Let's diagram the argument first:

The presence of bees (bee) is necessary for successful pollination (pol), which in turn usually results in abundant fruits and vegetables.

pol -> bee
~bee -> ~ pol

Note that "usually" is not a conditional statement as it does not guarantee a particular outcome.

Establishing a beehive (hive) or two near one's garden ensures the presence of bees (bee)

hive->bee
~ bee - > ~hive

Keeping bees is economical (hive), only if the gardener has a use for homegrown honey (use)

~use -> ~hive
hive -> use

Thus, gardeners who have no use for homegrown honey will tend not to have beehives.

~use -> ~hive

so their gardens will fail to have excellent pollination.

~hive -> ~ pol

The implied inference here is that:

~ hive -> ~ bee -> ~ pol


The problem with the argument is that it treats a beehive as a necessary condition for having bees, whereas it is a sufficient condition.

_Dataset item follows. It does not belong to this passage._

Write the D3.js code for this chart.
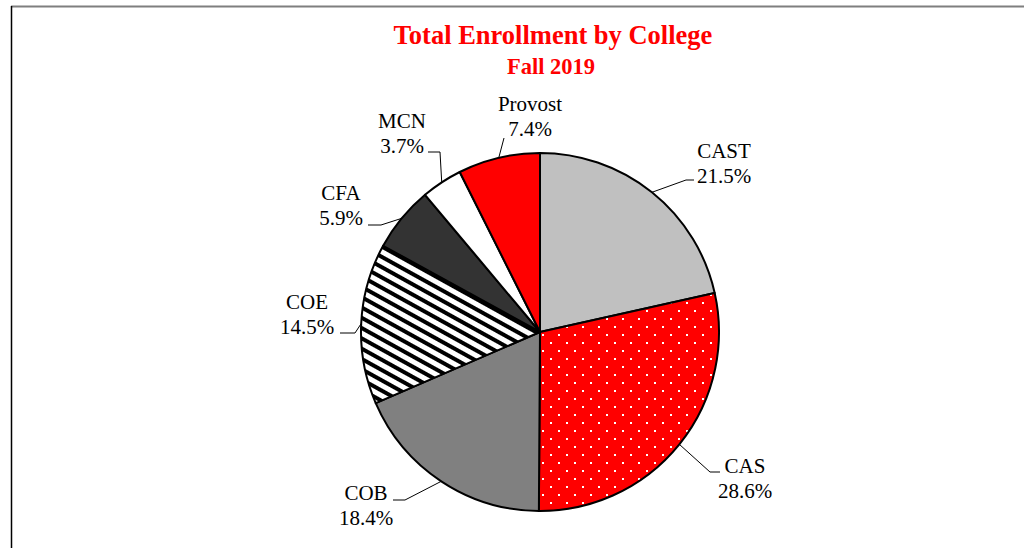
<!DOCTYPE html>
<html>
<head>
<meta charset="utf-8">
<script src="https://cdn.jsdelivr.net/npm/d3@7"></script>
<style>
  html, body { margin: 0; padding: 0; background: #fff; }
  #chart-holder { width: 1024px; height: 548px; }
</style>
</head>
<body>
<div id="chart-holder"></div>
<script>
// Chart data
var colleges = ["CAST", "CAS", "COB", "COE", "CFA", "MCN", "Provost"];
var shares = [21.5, 28.6, 18.4, 14.5, 5.9, 3.7, 7.4];
var shareLabels = ["21.5%", "28.6%", "18.4%", "14.5%", "5.9%", "3.7%", "7.4%"];
var titleLines = ["Total Enrollment by College", "Fall 2019"];

// Slice fills (pattern ids for CAS / COE)
var fills = ["#c0c0c0", "url(#dots)", "#808080", "url(#stripes)", "#333333", "#ffffff", "#ff0000"];

// Label placement: text centre x, first baseline y, leader end and elbow x
var labelLayout = [
  {x: 724, y: 158, lx: 694, ly: 180, ex: 686},
  {x: 745, y: 473, lx: 720, ly: 472, ex: 710},
  {x: 366, y: 500, lx: 393, ly: 500, ex: 405},
  {x: 307, y: 309, lx: 340, ly: 333, ex: 355},
  {x: 341, y: 200, lx: 368, ly: 225, ex: 381},
  {x: 402, y: 128, lx: 428, ly: 152, ex: 440},
  {x: 530, y: 111, lx: 504, ly: 138, ex: 504}
];

var serif = "'Liberation Serif', 'Times New Roman', Times, serif";

var width = 1024, height = 548;
var cx = 540, cy = 332, radius = 179;

var svg = d3.select("#chart-holder")
  .append("svg")
  .attr("width", width)
  .attr("height", height)
  .style("font-family", serif);

// Patterns
var defs = svg.append("defs");

var dots = defs.append("pattern")
  .attr("id", "dots")
  .attr("patternUnits", "userSpaceOnUse")
  .attr("width", 16)
  .attr("height", 16);
dots.append("rect").attr("width", 16).attr("height", 16).attr("fill", "#ff0000");
dots.append("rect").attr("x", 2).attr("y", 2).attr("width", 2).attr("height", 2).attr("fill", "#fff");
dots.append("rect").attr("x", 10).attr("y", 10).attr("width", 2).attr("height", 2).attr("fill", "#fff");

var stripes = defs.append("pattern")
  .attr("id", "stripes")
  .attr("patternUnits", "userSpaceOnUse")
  .attr("width", 20)
  .attr("height", 9)
  .attr("patternTransform", "rotate(29)");
stripes.append("rect").attr("width", 20).attr("height", 9).attr("fill", "#fff");
stripes.append("rect").attr("width", 20).attr("height", 4).attr("fill", "#000");

// Frame
svg.append("line")
  .attr("x1", 11).attr("y1", 6.5).attr("x2", width).attr("y2", 6.5)
  .attr("stroke", "#7f7f7f").attr("stroke-width", 2);
svg.append("line")
  .attr("x1", 11.5).attr("y1", 6).attr("x2", 11.5).attr("y2", height)
  .attr("stroke", "#000").attr("stroke-width", 1.5);

// Title
svg.append("text")
  .attr("x", 553).attr("y", 44)
  .attr("text-anchor", "middle")
  .attr("font-family", serif)
  .attr("font-weight", "bold")
  .attr("font-size", 26.5)
  .attr("fill", "#ff0000")
  .text(titleLines[0]);
svg.append("text")
  .attr("x", 551).attr("y", 74)
  .attr("text-anchor", "middle")
  .attr("font-family", serif)
  .attr("font-weight", "bold")
  .attr("font-size", 22.5)
  .attr("fill", "#ff0000")
  .text(titleLines[1]);

// Pie
var data = colleges.map(function(c, i) { return {name: c, value: shares[i], label: shareLabels[i], i: i}; });

var pie = d3.pie()
  .sort(null)
  .value(function(d) { return d.value; });

var arc = d3.arc().innerRadius(0).outerRadius(radius);
var edgeArc = d3.arc().innerRadius(radius).outerRadius(radius);

var arcs = pie(data);

var g = svg.append("g")
  .attr("transform", "translate(" + cx + "," + cy + ")");

g.selectAll(".slice")
  .data(arcs)
  .enter()
  .append("path")
  .attr("class", "slice")
  .attr("d", arc)
  .attr("fill", function(d) { return fills[d.data.i]; })
  .attr("stroke", "#000")
  .attr("stroke-width", 2)
  .attr("stroke-linejoin", "round");

// Leader lines
svg.selectAll(".leader")
  .data(arcs)
  .enter()
  .append("polyline")
  .attr("class", "leader")
  .attr("fill", "none")
  .attr("stroke", "#000")
  .attr("stroke-width", 1)
  .attr("points", function(d) {
    var p = edgeArc.centroid(d);
    var L = labelLayout[d.data.i];
    return [[cx + p[0], cy + p[1]], [L.ex, L.ly], [L.lx, L.ly]].join(" ");
  });

// Labels
var labels = svg.selectAll(".label")
  .data(arcs)
  .enter()
  .append("text")
  .attr("class", "label")
  .attr("text-anchor", "middle")
  .attr("font-family", serif)
  .attr("font-size", 21)
  .attr("fill", "#000");

labels.append("tspan")
  .attr("x", function(d) { return labelLayout[d.data.i].x; })
  .attr("y", function(d) { return labelLayout[d.data.i].y; })
  .text(function(d) { return d.data.name; });
labels.append("tspan")
  .attr("x", function(d) { return labelLayout[d.data.i].x; })
  .attr("y", function(d) { return labelLayout[d.data.i].y + 24.5; })
  .text(function(d) { return d.data.label; });
</script>
</body>
</html>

A beehive ensures the presence of bees, thus we can infer that the absence of bees ensures the absence of a beehive, but we cannot infer that the absence of a beehive guarantees the absence of bees, as (D) accurately states.

(A) is incorrect because it is irrelevant to the argument. Even if there are other advantages of beehives, the fact that the hives are only economical if the gardener has use for homegrown honey still makes sense and fails to render argument invalid as the flaw would.

(B) is incorrect because this is not the case. The author is correctly concluding that no bees will result in no excellent pollination, bees are a necessary condition for pollination. The flaw is instead in saying that no beehives guarantee no bees.

(C) is incorrect because it is irrelevant to the conclusion. The conclusion concerns the use of honey -> hives -> pollination, the author never says anything about fruits & vegetables.

(E) is incorrect because there is no casual flaw in this argument. It is a conditional argument, if A then B, rather than A causes B. Since the author never claims that beehives CAUSE pollination, this flaw is irrelevant to the argument.

Does that help?

Let me know if you have any further questions.